Sen. Marco Rubio proves yet again why he's not ready for primetime. We expect a lot of over the top rhetoric coming from the GOP primaries with the clown car in overdrive, but Rubio's use of the Nazi party to equate that to extremist jihads is so damn idiotic. The idea that the Democratic party has to use GOP talking points on anything - ever - especially related to terrorism is nonsense. And the fact that Fox News conservatives love the notion that Obama's weak on ISIS because he refuses to say "radical Islam," is quite sad and pitiful.

STEPHANOPOULOS: You saw Secretary Clinton there did not want to use the words “radical Islam,” your response?

RUBIO: I think that’s – I don’t understand it. That would be like saying we weren’t at war with Nazis, because we were afraid to offend some Germans who may have been members of the Nazi Party but weren’t violent themselves. We are at war with radical Islam, with an interpretation of Islam by a significant number of people around the world, who they believe now justifies them in killing those who don’t agree with their ideology. This is a clash of civilizations, and as I said at the debate earlier this week, there is no middle ground on this. Either they win or we win. And we need to begin to take this seriously. These are individuals motivated by their faith.

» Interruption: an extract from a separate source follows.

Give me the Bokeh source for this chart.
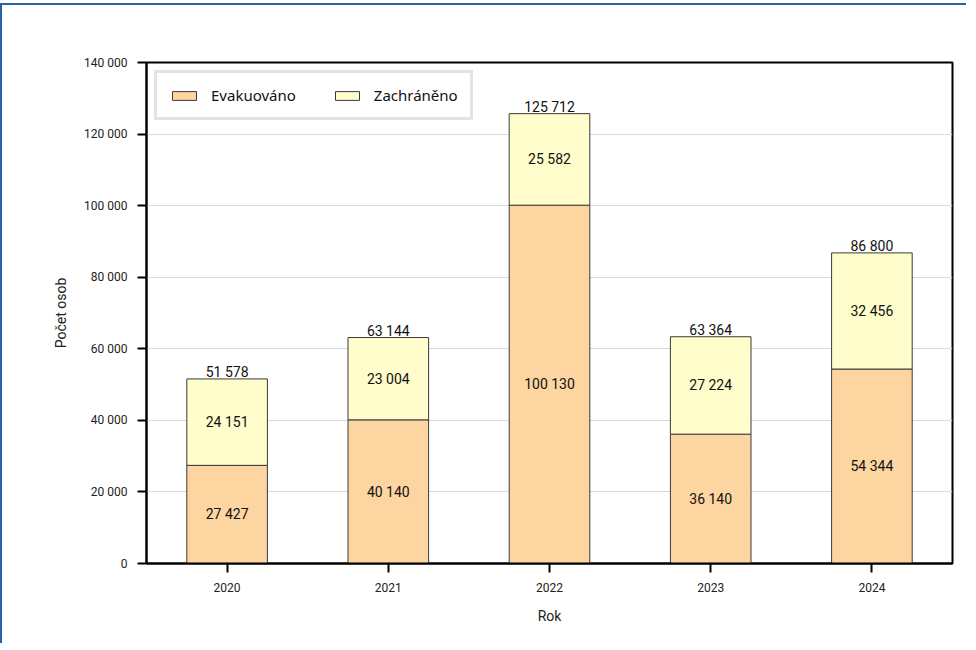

Now for his Nazi reference. It's always a sign of weakness when a political opponent uses the Nazi card out of context and this is no different. First of all, all of Germany was attacking the planet in an unconscionable war and there weren't hundreds of millions of Germans that started their own countries, who didn't subscribe to Hitler's ideology to be offended. Germany was controlled by Adolph Hitler and I wonder if Rubio has ever heard of the Night of the long knives?

...it was a purge that took place in Nazi Germany from June 30 to July 2, 1934, when the Nazi regime carried out a series of political murders. Leading figures of the left-wing Strasserist faction of the Nazi Party (NSDAP), along with its figurehead, Gregor Strasser, were murdered, as were prominent conservative anti-Nazis (such as former Chancellor Kurt von Schleicher and Gustav Ritter von Kahr, who had suppressed Adolf Hitler's Beer Hall Putsch in 1923).

Most Germans were only worried about not disappointing the Fuhrer.

Of course not all Muslims are not members of violent jihadist groups, but there is a global jihadist movement in the world, motivated by their interpretation of Islam, in this case Sunni Islam, in the case of ISIS, and it needs to be confronted for what it is. This is not a geopolitical movement. It’s a religiously oriented movement.

As I said, Rubio can call terrorists whatever he likes, but that's his choice. isn't America the land of choices, the land of the free?